Start Data extract

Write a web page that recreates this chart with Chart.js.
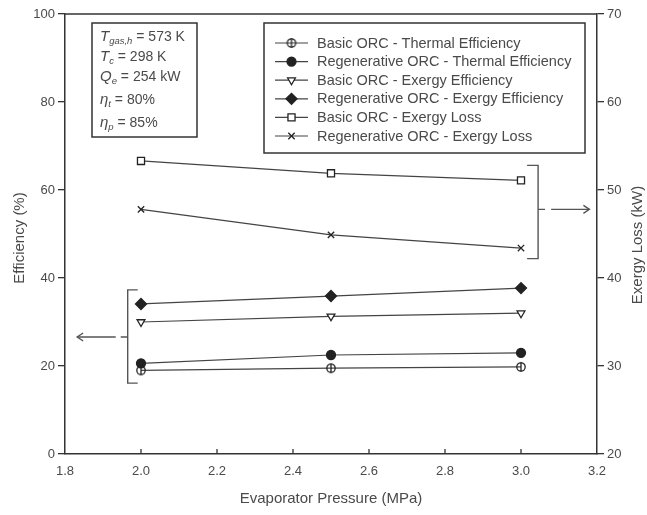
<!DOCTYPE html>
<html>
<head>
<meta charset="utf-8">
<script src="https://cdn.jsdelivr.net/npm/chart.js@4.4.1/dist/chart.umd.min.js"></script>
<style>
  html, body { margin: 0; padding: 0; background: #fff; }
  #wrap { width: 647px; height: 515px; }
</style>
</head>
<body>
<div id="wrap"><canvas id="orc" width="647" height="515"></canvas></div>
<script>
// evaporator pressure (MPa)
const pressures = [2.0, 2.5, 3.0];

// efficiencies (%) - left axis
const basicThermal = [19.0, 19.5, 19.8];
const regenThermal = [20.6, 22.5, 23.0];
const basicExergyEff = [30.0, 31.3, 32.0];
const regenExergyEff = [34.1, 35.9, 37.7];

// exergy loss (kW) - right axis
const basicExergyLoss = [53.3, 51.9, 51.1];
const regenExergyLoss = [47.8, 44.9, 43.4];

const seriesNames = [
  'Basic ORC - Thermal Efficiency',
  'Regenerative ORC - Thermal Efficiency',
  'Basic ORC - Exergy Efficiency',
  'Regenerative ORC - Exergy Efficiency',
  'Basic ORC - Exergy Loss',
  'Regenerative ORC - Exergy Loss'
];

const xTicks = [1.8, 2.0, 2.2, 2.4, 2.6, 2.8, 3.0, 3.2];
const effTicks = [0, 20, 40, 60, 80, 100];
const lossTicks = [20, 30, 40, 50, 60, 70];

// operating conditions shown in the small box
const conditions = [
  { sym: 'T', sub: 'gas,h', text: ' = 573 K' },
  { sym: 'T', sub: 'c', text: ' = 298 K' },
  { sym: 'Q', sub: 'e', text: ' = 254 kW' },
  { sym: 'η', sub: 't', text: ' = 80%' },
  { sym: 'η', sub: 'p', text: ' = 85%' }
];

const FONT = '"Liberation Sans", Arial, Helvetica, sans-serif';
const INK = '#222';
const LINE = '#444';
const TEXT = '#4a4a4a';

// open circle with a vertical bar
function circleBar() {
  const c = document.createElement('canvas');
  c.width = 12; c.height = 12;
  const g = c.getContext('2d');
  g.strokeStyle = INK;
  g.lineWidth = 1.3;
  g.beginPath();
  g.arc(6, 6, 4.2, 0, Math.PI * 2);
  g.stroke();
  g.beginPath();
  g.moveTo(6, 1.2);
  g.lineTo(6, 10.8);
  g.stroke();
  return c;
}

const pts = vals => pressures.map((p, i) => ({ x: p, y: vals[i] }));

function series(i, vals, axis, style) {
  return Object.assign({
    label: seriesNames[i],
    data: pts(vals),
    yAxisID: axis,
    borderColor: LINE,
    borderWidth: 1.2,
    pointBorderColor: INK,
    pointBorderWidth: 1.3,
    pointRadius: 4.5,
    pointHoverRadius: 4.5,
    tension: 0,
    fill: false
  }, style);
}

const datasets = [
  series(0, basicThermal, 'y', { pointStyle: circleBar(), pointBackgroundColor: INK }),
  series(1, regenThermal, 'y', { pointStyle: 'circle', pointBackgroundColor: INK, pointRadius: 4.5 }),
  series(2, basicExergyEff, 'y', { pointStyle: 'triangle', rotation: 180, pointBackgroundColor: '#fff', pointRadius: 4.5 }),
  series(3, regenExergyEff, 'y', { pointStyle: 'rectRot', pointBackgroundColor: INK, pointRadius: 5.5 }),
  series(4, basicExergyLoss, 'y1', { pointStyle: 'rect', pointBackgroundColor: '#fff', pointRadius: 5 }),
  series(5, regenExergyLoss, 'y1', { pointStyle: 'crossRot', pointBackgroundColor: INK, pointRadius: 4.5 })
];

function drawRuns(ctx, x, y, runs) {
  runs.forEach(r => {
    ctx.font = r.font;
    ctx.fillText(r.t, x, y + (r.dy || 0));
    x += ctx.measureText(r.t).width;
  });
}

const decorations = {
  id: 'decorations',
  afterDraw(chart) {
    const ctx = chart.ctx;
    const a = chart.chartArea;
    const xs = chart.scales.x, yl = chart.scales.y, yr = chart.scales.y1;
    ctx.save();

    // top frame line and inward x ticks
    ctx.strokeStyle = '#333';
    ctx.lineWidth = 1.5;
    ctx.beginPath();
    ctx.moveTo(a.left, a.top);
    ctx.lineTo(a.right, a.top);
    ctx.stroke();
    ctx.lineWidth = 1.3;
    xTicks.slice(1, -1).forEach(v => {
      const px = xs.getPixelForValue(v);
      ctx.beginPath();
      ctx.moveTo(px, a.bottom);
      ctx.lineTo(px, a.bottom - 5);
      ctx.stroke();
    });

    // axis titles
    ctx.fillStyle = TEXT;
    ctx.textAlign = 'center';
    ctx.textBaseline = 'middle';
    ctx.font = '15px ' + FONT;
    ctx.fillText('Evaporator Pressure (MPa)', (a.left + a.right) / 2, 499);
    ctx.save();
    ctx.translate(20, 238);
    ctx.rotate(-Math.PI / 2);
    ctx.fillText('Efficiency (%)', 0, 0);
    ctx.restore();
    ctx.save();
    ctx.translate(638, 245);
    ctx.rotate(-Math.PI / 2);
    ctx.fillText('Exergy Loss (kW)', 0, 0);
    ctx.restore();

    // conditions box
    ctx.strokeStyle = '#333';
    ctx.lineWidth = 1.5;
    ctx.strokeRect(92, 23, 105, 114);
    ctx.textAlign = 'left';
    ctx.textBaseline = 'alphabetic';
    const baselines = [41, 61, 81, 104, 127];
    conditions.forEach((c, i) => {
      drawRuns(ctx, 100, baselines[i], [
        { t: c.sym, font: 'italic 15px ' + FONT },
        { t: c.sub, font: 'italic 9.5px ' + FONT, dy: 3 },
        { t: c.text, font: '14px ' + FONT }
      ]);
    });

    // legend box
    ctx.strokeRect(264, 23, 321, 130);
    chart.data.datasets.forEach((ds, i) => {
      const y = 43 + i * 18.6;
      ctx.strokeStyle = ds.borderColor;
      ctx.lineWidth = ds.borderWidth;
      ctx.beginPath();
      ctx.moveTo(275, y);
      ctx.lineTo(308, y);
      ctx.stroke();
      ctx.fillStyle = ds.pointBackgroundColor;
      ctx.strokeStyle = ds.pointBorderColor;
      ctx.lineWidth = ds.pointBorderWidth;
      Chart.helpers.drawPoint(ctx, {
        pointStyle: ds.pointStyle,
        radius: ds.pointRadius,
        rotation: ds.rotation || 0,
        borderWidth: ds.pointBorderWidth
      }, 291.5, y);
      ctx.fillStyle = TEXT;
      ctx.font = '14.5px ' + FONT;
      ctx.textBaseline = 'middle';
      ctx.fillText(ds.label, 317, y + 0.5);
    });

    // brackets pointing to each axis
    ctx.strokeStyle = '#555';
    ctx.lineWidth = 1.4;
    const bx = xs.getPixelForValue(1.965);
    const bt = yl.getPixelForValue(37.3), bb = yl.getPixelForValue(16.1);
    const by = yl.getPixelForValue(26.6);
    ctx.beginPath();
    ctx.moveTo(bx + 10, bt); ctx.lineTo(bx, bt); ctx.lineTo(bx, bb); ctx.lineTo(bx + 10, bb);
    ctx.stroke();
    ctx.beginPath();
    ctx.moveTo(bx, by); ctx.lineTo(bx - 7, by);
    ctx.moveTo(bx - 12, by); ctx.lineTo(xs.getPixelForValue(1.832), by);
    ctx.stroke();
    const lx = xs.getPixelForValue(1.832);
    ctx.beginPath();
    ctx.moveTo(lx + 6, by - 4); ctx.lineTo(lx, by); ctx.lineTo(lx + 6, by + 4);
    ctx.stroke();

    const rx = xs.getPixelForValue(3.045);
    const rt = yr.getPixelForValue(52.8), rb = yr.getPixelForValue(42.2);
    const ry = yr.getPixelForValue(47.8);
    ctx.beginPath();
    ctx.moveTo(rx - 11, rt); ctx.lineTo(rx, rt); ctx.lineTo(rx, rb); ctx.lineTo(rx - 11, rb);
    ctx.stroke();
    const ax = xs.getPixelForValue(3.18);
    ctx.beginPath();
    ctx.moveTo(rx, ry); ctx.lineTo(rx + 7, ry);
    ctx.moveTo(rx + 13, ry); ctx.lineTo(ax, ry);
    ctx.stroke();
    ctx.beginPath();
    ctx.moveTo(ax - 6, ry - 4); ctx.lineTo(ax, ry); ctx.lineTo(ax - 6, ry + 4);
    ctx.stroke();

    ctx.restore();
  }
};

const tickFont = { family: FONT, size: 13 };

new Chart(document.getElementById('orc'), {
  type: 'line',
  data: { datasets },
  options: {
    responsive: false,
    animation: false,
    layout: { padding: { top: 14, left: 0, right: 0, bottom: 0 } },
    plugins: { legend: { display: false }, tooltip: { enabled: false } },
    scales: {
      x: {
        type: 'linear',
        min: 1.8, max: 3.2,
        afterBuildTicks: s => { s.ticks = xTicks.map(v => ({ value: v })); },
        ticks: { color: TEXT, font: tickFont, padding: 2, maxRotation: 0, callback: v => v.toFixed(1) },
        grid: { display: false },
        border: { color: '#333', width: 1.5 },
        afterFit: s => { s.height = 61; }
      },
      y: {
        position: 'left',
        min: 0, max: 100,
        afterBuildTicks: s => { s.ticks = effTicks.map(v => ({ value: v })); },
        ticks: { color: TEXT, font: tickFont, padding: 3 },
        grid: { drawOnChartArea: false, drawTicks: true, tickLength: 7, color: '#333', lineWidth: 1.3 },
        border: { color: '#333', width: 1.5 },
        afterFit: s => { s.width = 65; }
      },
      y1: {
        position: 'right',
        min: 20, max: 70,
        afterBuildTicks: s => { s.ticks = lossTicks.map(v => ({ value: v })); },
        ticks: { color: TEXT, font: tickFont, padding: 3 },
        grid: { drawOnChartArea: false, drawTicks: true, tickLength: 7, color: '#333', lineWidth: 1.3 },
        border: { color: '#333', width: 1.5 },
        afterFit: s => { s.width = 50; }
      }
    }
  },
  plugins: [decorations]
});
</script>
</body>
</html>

End Data extract

**Given exercise:**
Repeat only the lines from the beginning of the material through the line containing "const regenExergyLoss = [47.8, 44.9, 43.4];", both ends kept, leaving pictures out.

**Expected output:**
Write a web page that recreates this chart with Chart.js.
<!DOCTYPE html>
<html>
<head>
<meta charset="utf-8">
<script src="https://cdn.jsdelivr.net/npm/chart.js@4.4.1/dist/chart.umd.min.js"></script>
<style>
  html, body { margin: 0; padding: 0; background: #fff; }
  #wrap { width: 647px; height: 515px; }
</style>
</head>
<body>
<div id="wrap"><canvas id="orc" width="647" height="515"></canvas></div>
<script>
// evaporator pressure (MPa)
const pressures = [2.0, 2.5, 3.0];

// efficiencies (%) - left axis
const basicThermal = [19.0, 19.5, 19.8];
const regenThermal = [20.6, 22.5, 23.0];
const basicExergyEff = [30.0, 31.3, 32.0];
const regenExergyEff = [34.1, 35.9, 37.7];

// exergy loss (kW) - right axis
const basicExergyLoss = [53.3, 51.9, 51.1];
const regenExergyLoss = [47.8, 44.9, 43.4];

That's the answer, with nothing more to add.